Why, you might be asking, didn’t I just make aliases for each of the subfolders and move those aliases into the small, medium, and large folders? Wouldn’t that have been much quicker?

Yes, it would have been quicker, but folder aliases don’t work the way I want to be able to work. Let’s say, for example, I made an alias of the “123 Main St” subfolder in “20161101” and moved it into the “small” folder. Double-clicking on the alias folder would open the original folder, which means that when I hit ⌘↑ to go up one directory level, I’d be in the “20161101” folder instead of the “small” folder. That’s not how I want to navigate these folders—in fact, it’s exactly what I want to avoid.

The hard link solution, although more difficult to set up, will be a time-saver in the long run. And if I find myself needing to use another classification system for the buildings, I can add another directory structure with hard links using the same technique. In this way, I can use the file system as a sort of database, organizing my files in multiple ways without using up more space.

Update 11/20/2016 7:55 AM
A couple of readers on Twitter have suggested using tags.
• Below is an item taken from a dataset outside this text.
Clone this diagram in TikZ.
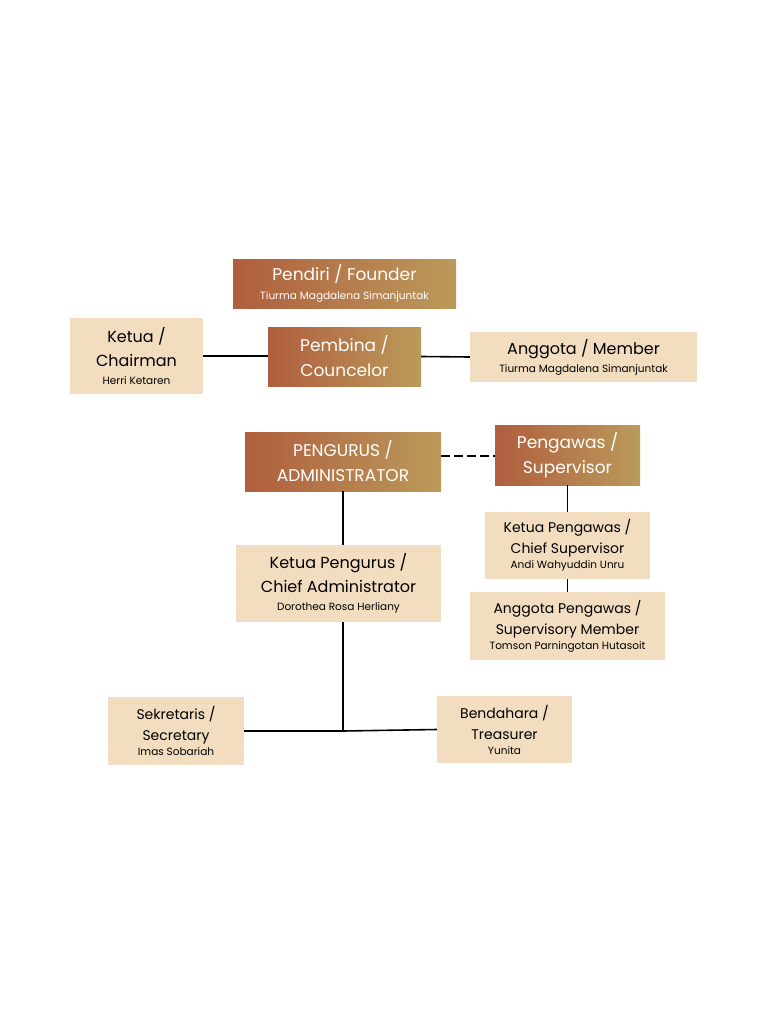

Tags are now the common way to organize files and folders according to multiple criteria, but they have the same navigation problem as aliases.

I could, for example, have given the “213 Elm St” and “789 North Ave” subfolders in the dated folders the “medium” tag and then created a Smart Folder that contained all the folders tagged “medium.” Had I done that, as with aliases, double-clicking on the “213 Elm St” folder in “medium” would open the original “213 Elm St” folder, which means that when I hit ⌘↑ to go up one level, I’d be in the “20161101” folder instead of the “medium” folder—not what I want when I’m trying to investigate all the medium buildings.

Like aliases, tags are almost what I want, but not quite. Hard links give me exactly what I want.